--- PROVIDED MATERIAL ---

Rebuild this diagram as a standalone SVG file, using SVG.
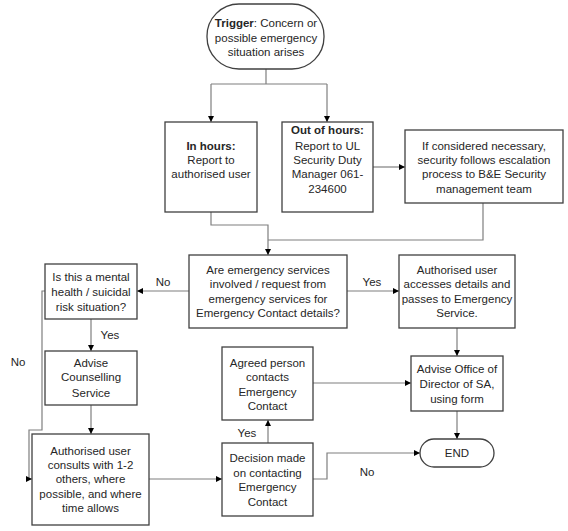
<svg xmlns="http://www.w3.org/2000/svg" width="568" height="531" viewBox="0 0 568 531">
<style>
.box{fill:#fff;stroke:#404040;stroke-width:1.3}
.t{font-family:"Liberation Sans",Arial,sans-serif;font-size:11.5px;fill:#262626;text-anchor:middle}
.b{font-weight:bold}
.c{fill:none;stroke:#7f7f7f;stroke-width:1.2}
.lbl{font-family:"Liberation Sans",Arial,sans-serif;font-size:11.5px;fill:#262626;text-anchor:middle}
</style>
<defs>
<marker id="ah" viewBox="0 0 6 6" refX="6" refY="3" markerWidth="6" markerHeight="6" markerUnits="userSpaceOnUse" orient="auto">
<path d="M0,0 L6,3 L0,6 Z" fill="#000"/>
</marker>
</defs>
<rect width="568" height="531" fill="#fff"/>
<g id="connectors">
<path class="c" d="M266,69 V84 M211,84 H327"/>
<path class="c" d="M211,84 V122" marker-end="url(#ah)"/>
<path class="c" d="M327,84 V122" marker-end="url(#ah)"/>
<path class="c" d="M373,167 H405" marker-end="url(#ah)"/>
<path class="c" d="M211,212 V225 H268 V255" marker-end="url(#ah)"/>
<path class="c" d="M483,203 V240 H268"/>
<path class="c" d="M189,291 H137" marker-end="url(#ah)"/>
<path class="c" d="M347,291 H399" marker-end="url(#ah)"/>
<path class="c" d="M91,319 V351" marker-end="url(#ah)"/>
<path class="c" d="M45,291 H42 V430 H29 V479 H32" marker-end="url(#ah)"/>
<path class="c" d="M91,405 V434" marker-end="url(#ah)"/>
<path class="c" d="M149,479 H222" marker-end="url(#ah)"/>
<path class="c" d="M268,443 V420" marker-end="url(#ah)"/>
<path class="c" d="M313,383 H411" marker-end="url(#ah)"/>
<path class="c" d="M457,328 V356" marker-end="url(#ah)"/>
<path class="c" d="M457,411 V439" marker-end="url(#ah)"/>
<path class="c" d="M313,479 H327 V453 H420" marker-end="url(#ah)"/>
<text class="lbl" x="163" y="286">No</text>
<text class="lbl" x="372" y="286">Yes</text>
<text class="lbl" x="110" y="339">Yes</text>
<text class="lbl" x="18" y="366">No</text>
<text class="lbl" x="247" y="437">Yes</text>
<text class="lbl" x="367" y="476">No</text>
</g>
<g id="trigger">
<rect class="box" x="207" y="4" width="117" height="65" rx="32" ry="32"/>
<text class="t" x="266" y="27"><tspan class="b">Trigger</tspan>: Concern or</text>
<text class="t" x="266" y="42">possible emergency</text>
<text class="t" x="266" y="56">situation arises</text>
</g>
<g id="in-hours">
<rect class="box" x="165" y="122" width="92" height="90"/>
<text class="t b" x="211" y="150">In hours:</text>
<text class="t" x="211" y="164">Report to</text>
<text class="t" x="211" y="178">authorised user</text>
</g>
<g id="out-of-hours">
<rect class="box" x="282" y="122" width="91" height="90"/>
<text class="t b" x="327.5" y="134">Out of hours:</text>
<text class="t" x="327.5" y="150">Report to UL</text>
<text class="t" x="327.5" y="164">Security Duty</text>
<text class="t" x="327.5" y="178">Manager 061-</text>
<text class="t" x="327.5" y="193">234600</text>
</g>
<g id="escalation">
<rect class="box" x="405" y="130" width="158" height="73"/>
<text class="t" x="484" y="150">If considered necessary,</text>
<text class="t" x="484" y="164">security follows escalation</text>
<text class="t" x="484" y="178">process to B&amp;E Security</text>
<text class="t" x="484" y="193">management team</text>
</g>
<g id="emergency-question">
<rect class="box" x="189" y="255" width="158" height="73"/>
<text class="t" x="268" y="274">Are emergency services</text>
<text class="t" x="268" y="288">involved / request from</text>
<text class="t" x="268" y="303">emergency services for</text>
<text class="t" x="268" y="317">Emergency Contact details?</text>
</g>
<g id="authorised-access">
<rect class="box" x="399" y="255" width="116" height="73"/>
<text class="t" x="457" y="274">Authorised user</text>
<text class="t" x="457" y="288">accesses details and</text>
<text class="t" x="457" y="303">passes to Emergency</text>
<text class="t" x="457" y="317">Service.</text>
</g>
<g id="mental-health">
<rect class="box" x="45" y="264" width="92" height="55"/>
<text class="t" x="91" y="281">Is this a mental</text>
<text class="t" x="91" y="296">health / suicidal</text>
<text class="t" x="91" y="311">risk situation?</text>
</g>
<g id="counselling">
<rect class="box" x="45" y="351" width="92" height="54"/>
<text class="t" x="91" y="367">Advise</text>
<text class="t" x="91" y="381">Counselling</text>
<text class="t" x="91" y="397">Service</text>
</g>
<g id="consult">
<rect class="box" x="32" y="434" width="117" height="91"/>
<text class="t" x="90.5" y="455">Authorised user</text>
<text class="t" x="90.5" y="469">consults with 1-2</text>
<text class="t" x="90.5" y="483">others, where</text>
<text class="t" x="90.5" y="498">possible, and where</text>
<text class="t" x="90.5" y="512">time allows</text>
</g>
<g id="decision">
<rect class="box" x="222" y="443" width="91" height="73"/>
<text class="t" x="267.5" y="462">Decision made</text>
<text class="t" x="267.5" y="477">on contacting</text>
<text class="t" x="267.5" y="491">Emergency</text>
<text class="t" x="267.5" y="506">Contact</text>
</g>
<g id="agreed-person">
<rect class="box" x="222" y="347" width="91" height="73"/>
<text class="t" x="267.5" y="367">Agreed person</text>
<text class="t" x="267.5" y="381">contacts</text>
<text class="t" x="267.5" y="396">Emergency</text>
<text class="t" x="267.5" y="410">Contact</text>
</g>
<g id="advise-office">
<rect class="box" x="411" y="356" width="92" height="55"/>
<text class="t" x="457" y="373">Advise Office of</text>
<text class="t" x="457" y="388">Director of SA,</text>
<text class="t" x="457" y="403">using form</text>
</g>
<g id="end">
<rect class="box" x="420" y="439" width="74" height="28" rx="14" ry="14"/>
<text class="t" x="457" y="457">END</text>
</g>
</svg>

---

◆ **TO BE DONE**
Without the pictures, write out all of the material exactly.

◆ **OUTPUT FOR THIS TASK**
Rebuild this diagram as a standalone SVG file, using SVG.
<svg xmlns="http://www.w3.org/2000/svg" width="568" height="531" viewBox="0 0 568 531">
<style>
.box{fill:#fff;stroke:#404040;stroke-width:1.3}
.t{font-family:"Liberation Sans",Arial,sans-serif;font-size:11.5px;fill:#262626;text-anchor:middle}
.b{font-weight:bold}
.c{fill:none;stroke:#7f7f7f;stroke-width:1.2}
.lbl{font-family:"Liberation Sans",Arial,sans-serif;font-size:11.5px;fill:#262626;text-anchor:middle}
</style>
<defs>
<marker id="ah" viewBox="0 0 6 6" refX="6" refY="3" markerWidth="6" markerHeight="6" markerUnits="userSpaceOnUse" orient="auto">
<path d="M0,0 L6,3 L0,6 Z" fill="#000"/>
</marker>
</defs>
<rect width="568" height="531" fill="#fff"/>
<g id="connectors">
<path class="c" d="M266,69 V84 M211,84 H327"/>
<path class="c" d="M211,84 V122" marker-end="url(#ah)"/>
<path class="c" d="M327,84 V122" marker-end="url(#ah)"/>
<path class="c" d="M373,167 H405" marker-end="url(#ah)"/>
<path class="c" d="M211,212 V225 H268 V255" marker-end="url(#ah)"/>
<path class="c" d="M483,203 V240 H268"/>
<path class="c" d="M189,291 H137" marker-end="url(#ah)"/>
<path class="c" d="M347,291 H399" marker-end="url(#ah)"/>
<path class="c" d="M91,319 V351" marker-end="url(#ah)"/>
<path class="c" d="M45,291 H42 V430 H29 V479 H32" marker-end="url(#ah)"/>
<path class="c" d="M91,405 V434" marker-end="url(#ah)"/>
<path class="c" d="M149,479 H222" marker-end="url(#ah)"/>
<path class="c" d="M268,443 V420" marker-end="url(#ah)"/>
<path class="c" d="M313,383 H411" marker-end="url(#ah)"/>
<path class="c" d="M457,328 V356" marker-end="url(#ah)"/>
<path class="c" d="M457,411 V439" marker-end="url(#ah)"/>
<path class="c" d="M313,479 H327 V453 H420" marker-end="url(#ah)"/>
<text class="lbl" x="163" y="286">No</text>
<text class="lbl" x="372" y="286">Yes</text>
<text class="lbl" x="110" y="339">Yes</text>
<text class="lbl" x="18" y="366">No</text>
<text class="lbl" x="247" y="437">Yes</text>
<text class="lbl" x="367" y="476">No</text>
</g>
<g id="trigger">
<rect class="box" x="207" y="4" width="117" height="65" rx="32" ry="32"/>
<text class="t" x="266" y="27"><tspan class="b">Trigger</tspan>: Concern or</text>
<text class="t" x="266" y="42">possible emergency</text>
<text class="t" x="266" y="56">situation arises</text>
</g>
<g id="in-hours">
<rect class="box" x="165" y="122" width="92" height="90"/>
<text class="t b" x="211" y="150">In hours:</text>
<text class="t" x="211" y="164">Report to</text>
<text class="t" x="211" y="178">authorised user</text>
</g>
<g id="out-of-hours">
<rect class="box" x="282" y="122" width="91" height="90"/>
<text class="t b" x="327.5" y="134">Out of hours:</text>
<text class="t" x="327.5" y="150">Report to UL</text>
<text class="t" x="327.5" y="164">Security Duty</text>
<text class="t" x="327.5" y="178">Manager 061-</text>
<text class="t" x="327.5" y="193">234600</text>
</g>
<g id="escalation">
<rect class="box" x="405" y="130" width="158" height="73"/>
<text class="t" x="484" y="150">If considered necessary,</text>
<text class="t" x="484" y="164">security follows escalation</text>
<text class="t" x="484" y="178">process to B&amp;E Security</text>
<text class="t" x="484" y="193">management team</text>
</g>
<g id="emergency-question">
<rect class="box" x="189" y="255" width="158" height="73"/>
<text class="t" x="268" y="274">Are emergency services</text>
<text class="t" x="268" y="288">involved / request from</text>
<text class="t" x="268" y="303">emergency services for</text>
<text class="t" x="268" y="317">Emergency Contact details?</text>
</g>
<g id="authorised-access">
<rect class="box" x="399" y="255" width="116" height="73"/>
<text class="t" x="457" y="274">Authorised user</text>
<text class="t" x="457" y="288">accesses details and</text>
<text class="t" x="457" y="303">passes to Emergency</text>
<text class="t" x="457" y="317">Service.</text>
</g>
<g id="mental-health">
<rect class="box" x="45" y="264" width="92" height="55"/>
<text class="t" x="91" y="281">Is this a mental</text>
<text class="t" x="91" y="296">health / suicidal</text>
<text class="t" x="91" y="311">risk situation?</text>
</g>
<g id="counselling">
<rect class="box" x="45" y="351" width="92" height="54"/>
<text class="t" x="91" y="367">Advise</text>
<text class="t" x="91" y="381">Counselling</text>
<text class="t" x="91" y="397">Service</text>
</g>
<g id="consult">
<rect class="box" x="32" y="434" width="117" height="91"/>
<text class="t" x="90.5" y="455">Authorised user</text>
<text class="t" x="90.5" y="469">consults with 1-2</text>
<text class="t" x="90.5" y="483">others, where</text>
<text class="t" x="90.5" y="498">possible, and where</text>
<text class="t" x="90.5" y="512">time allows</text>
</g>
<g id="decision">
<rect class="box" x="222" y="443" width="91" height="73"/>
<text class="t" x="267.5" y="462">Decision made</text>
<text class="t" x="267.5" y="477">on contacting</text>
<text class="t" x="267.5" y="491">Emergency</text>
<text class="t" x="267.5" y="506">Contact</text>
</g>
<g id="agreed-person">
<rect class="box" x="222" y="347" width="91" height="73"/>
<text class="t" x="267.5" y="367">Agreed person</text>
<text class="t" x="267.5" y="381">contacts</text>
<text class="t" x="267.5" y="396">Emergency</text>
<text class="t" x="267.5" y="410">Contact</text>
</g>
<g id="advise-office">
<rect class="box" x="411" y="356" width="92" height="55"/>
<text class="t" x="457" y="373">Advise Office of</text>
<text class="t" x="457" y="388">Director of SA,</text>
<text class="t" x="457" y="403">using form</text>
</g>
<g id="end">
<rect class="box" x="420" y="439" width="74" height="28" rx="14" ry="14"/>
<text class="t" x="457" y="457">END</text>
</g>
</svg>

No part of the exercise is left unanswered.